What is required — All lines from the beginning of the listing through the line with "plt.rcParams['axes.unicode_minus'] = False" are to be copied word for word; the pictures are not.
____
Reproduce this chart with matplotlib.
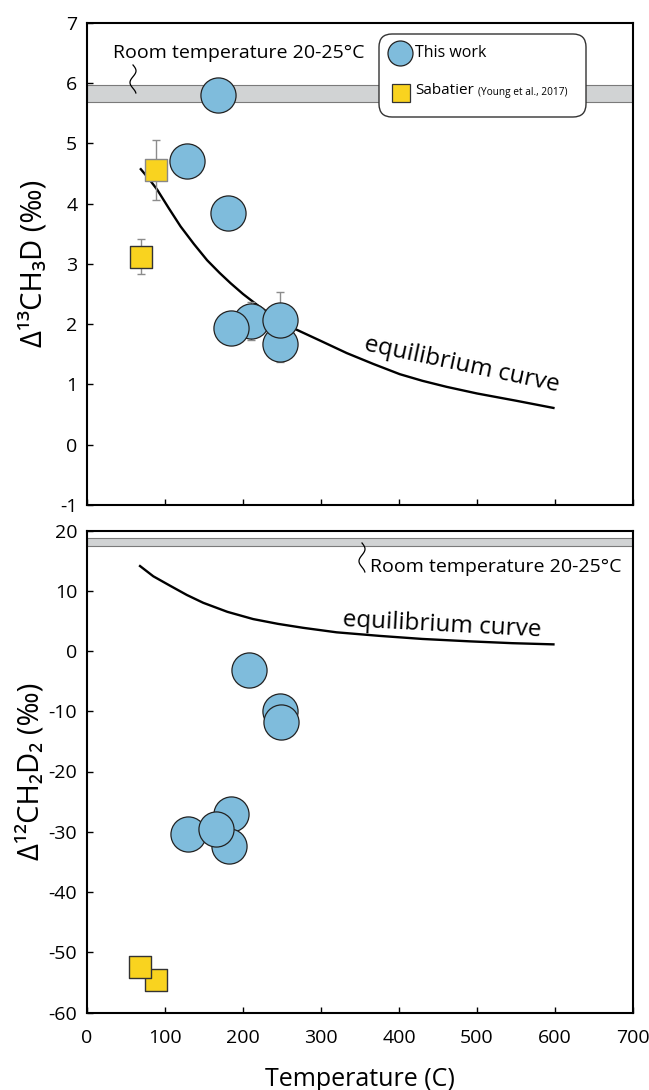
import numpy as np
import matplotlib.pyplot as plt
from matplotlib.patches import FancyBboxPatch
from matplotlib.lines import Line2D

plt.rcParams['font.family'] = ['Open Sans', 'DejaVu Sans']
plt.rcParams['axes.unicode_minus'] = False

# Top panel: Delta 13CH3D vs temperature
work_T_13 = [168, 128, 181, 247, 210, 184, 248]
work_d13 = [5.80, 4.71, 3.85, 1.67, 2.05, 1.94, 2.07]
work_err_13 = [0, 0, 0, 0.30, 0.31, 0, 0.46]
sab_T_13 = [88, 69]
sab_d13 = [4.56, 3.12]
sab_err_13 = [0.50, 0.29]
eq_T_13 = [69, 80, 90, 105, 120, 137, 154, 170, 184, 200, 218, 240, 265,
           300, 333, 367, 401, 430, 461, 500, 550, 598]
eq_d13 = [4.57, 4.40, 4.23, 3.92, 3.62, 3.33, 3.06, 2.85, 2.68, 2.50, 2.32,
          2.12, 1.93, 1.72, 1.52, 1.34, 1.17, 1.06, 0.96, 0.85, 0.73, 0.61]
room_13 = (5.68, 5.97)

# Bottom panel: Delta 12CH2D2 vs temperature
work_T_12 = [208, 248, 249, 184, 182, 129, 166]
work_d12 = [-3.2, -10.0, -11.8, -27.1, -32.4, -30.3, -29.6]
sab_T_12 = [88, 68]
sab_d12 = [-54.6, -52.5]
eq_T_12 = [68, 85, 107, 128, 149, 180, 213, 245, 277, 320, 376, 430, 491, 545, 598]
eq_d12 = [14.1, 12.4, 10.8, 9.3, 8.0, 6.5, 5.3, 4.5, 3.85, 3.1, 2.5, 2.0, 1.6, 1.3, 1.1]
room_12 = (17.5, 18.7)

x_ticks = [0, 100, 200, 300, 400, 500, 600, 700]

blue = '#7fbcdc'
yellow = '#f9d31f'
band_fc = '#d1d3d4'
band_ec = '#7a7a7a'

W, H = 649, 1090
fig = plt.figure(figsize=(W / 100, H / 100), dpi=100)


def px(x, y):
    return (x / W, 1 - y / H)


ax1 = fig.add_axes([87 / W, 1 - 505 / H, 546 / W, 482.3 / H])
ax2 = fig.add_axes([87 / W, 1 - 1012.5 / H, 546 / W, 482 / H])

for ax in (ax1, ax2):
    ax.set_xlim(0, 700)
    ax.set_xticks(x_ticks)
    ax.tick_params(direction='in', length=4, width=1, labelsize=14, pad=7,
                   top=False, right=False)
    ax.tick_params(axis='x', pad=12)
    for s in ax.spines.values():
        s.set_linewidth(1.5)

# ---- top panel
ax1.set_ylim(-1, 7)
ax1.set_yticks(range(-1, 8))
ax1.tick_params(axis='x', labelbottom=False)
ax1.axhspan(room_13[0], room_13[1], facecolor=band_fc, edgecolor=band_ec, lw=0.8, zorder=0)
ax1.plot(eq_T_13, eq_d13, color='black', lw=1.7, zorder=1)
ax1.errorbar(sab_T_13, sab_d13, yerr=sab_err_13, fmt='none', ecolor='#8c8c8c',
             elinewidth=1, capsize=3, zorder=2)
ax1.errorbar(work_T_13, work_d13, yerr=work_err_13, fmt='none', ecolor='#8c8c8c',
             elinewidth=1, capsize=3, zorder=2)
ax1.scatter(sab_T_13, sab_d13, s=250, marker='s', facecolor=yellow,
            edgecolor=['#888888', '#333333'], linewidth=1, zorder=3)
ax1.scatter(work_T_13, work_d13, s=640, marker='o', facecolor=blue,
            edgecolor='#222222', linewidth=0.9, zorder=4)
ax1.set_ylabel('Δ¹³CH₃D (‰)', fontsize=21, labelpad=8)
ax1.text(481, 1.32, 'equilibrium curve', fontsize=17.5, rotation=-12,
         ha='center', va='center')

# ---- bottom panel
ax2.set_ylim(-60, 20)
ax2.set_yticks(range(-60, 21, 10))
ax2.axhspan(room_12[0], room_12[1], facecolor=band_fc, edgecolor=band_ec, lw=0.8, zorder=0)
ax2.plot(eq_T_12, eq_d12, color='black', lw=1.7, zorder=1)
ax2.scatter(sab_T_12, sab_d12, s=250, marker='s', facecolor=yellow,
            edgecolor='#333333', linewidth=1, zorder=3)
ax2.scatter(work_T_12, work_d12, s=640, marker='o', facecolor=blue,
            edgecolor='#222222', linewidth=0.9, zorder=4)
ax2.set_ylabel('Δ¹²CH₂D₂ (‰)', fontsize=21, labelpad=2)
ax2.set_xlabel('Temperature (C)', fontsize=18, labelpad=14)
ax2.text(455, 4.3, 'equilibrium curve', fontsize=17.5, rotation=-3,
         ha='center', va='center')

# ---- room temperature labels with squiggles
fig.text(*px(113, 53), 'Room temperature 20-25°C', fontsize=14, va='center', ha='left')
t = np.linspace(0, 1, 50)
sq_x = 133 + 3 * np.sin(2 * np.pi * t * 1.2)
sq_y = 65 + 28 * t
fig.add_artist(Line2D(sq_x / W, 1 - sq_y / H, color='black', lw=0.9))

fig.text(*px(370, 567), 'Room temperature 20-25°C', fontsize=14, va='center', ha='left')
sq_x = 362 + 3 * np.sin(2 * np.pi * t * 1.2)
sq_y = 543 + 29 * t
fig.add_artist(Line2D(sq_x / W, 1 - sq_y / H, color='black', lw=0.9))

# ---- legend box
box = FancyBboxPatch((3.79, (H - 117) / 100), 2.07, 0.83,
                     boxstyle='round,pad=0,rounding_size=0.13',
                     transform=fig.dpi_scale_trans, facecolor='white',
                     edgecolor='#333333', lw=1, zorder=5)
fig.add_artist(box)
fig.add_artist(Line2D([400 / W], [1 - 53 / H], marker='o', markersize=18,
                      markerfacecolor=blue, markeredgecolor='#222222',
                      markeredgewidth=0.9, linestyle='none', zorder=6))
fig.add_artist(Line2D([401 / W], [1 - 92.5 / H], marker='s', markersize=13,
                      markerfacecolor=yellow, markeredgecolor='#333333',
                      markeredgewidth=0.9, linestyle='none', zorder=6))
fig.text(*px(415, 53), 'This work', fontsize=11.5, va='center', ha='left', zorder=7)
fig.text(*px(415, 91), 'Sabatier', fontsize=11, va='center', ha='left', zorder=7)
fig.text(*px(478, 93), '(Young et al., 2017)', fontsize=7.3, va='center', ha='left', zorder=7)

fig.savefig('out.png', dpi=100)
____
Exercise output —
Reproduce this chart with matplotlib.
import numpy as np
import matplotlib.pyplot as plt
from matplotlib.patches import FancyBboxPatch
from matplotlib.lines import Line2D

plt.rcParams['font.family'] = ['Open Sans', 'DejaVu Sans']
plt.rcParams['axes.unicode_minus'] = False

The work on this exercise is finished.